Adams called it “the simplest and most obvious violation of federal law I saw in my Justice Department career.”
The decision to drop the case – made by top officials at the Civil Rights Division – was part of a very pronounced pattern at the Justice Department, which Adams documents at length in his new book Injustice. He details the “racialist” approach to civil rights law that pervades the Justice Department, its roots in the “racial grievance industry,” and its consequences for the integrity of American elections.
Listen to the interview with J. Christian Adams on this week’s Scribecast
From the fight against voter ID laws to the disenfranchisement of white voters to efforts to pack DOJ’s Civil Rights Division with zealous left-wing ideologues, the trends documented in Injustice are as brazen as they are alarming.
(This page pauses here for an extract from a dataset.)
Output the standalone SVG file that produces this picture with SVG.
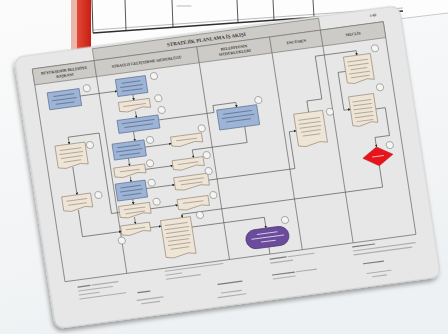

Adams’s thorough reporting and professional insight offer the most comprehensive and frightening account to date of the Obama administration’s attempts to exact racial retribution through the federal government’s law enforcement powers.
In speaking with Scribe, Adams described the administration’s approach to civil rights law with a single word: lawlessness. “This is not only lawlessness,” he writes in Injustice, “it is the most dangerous kind of lawlessness – for history shows that once a nation’s laws cease to apply to the law enforcers, individual liberty does not survive for long.”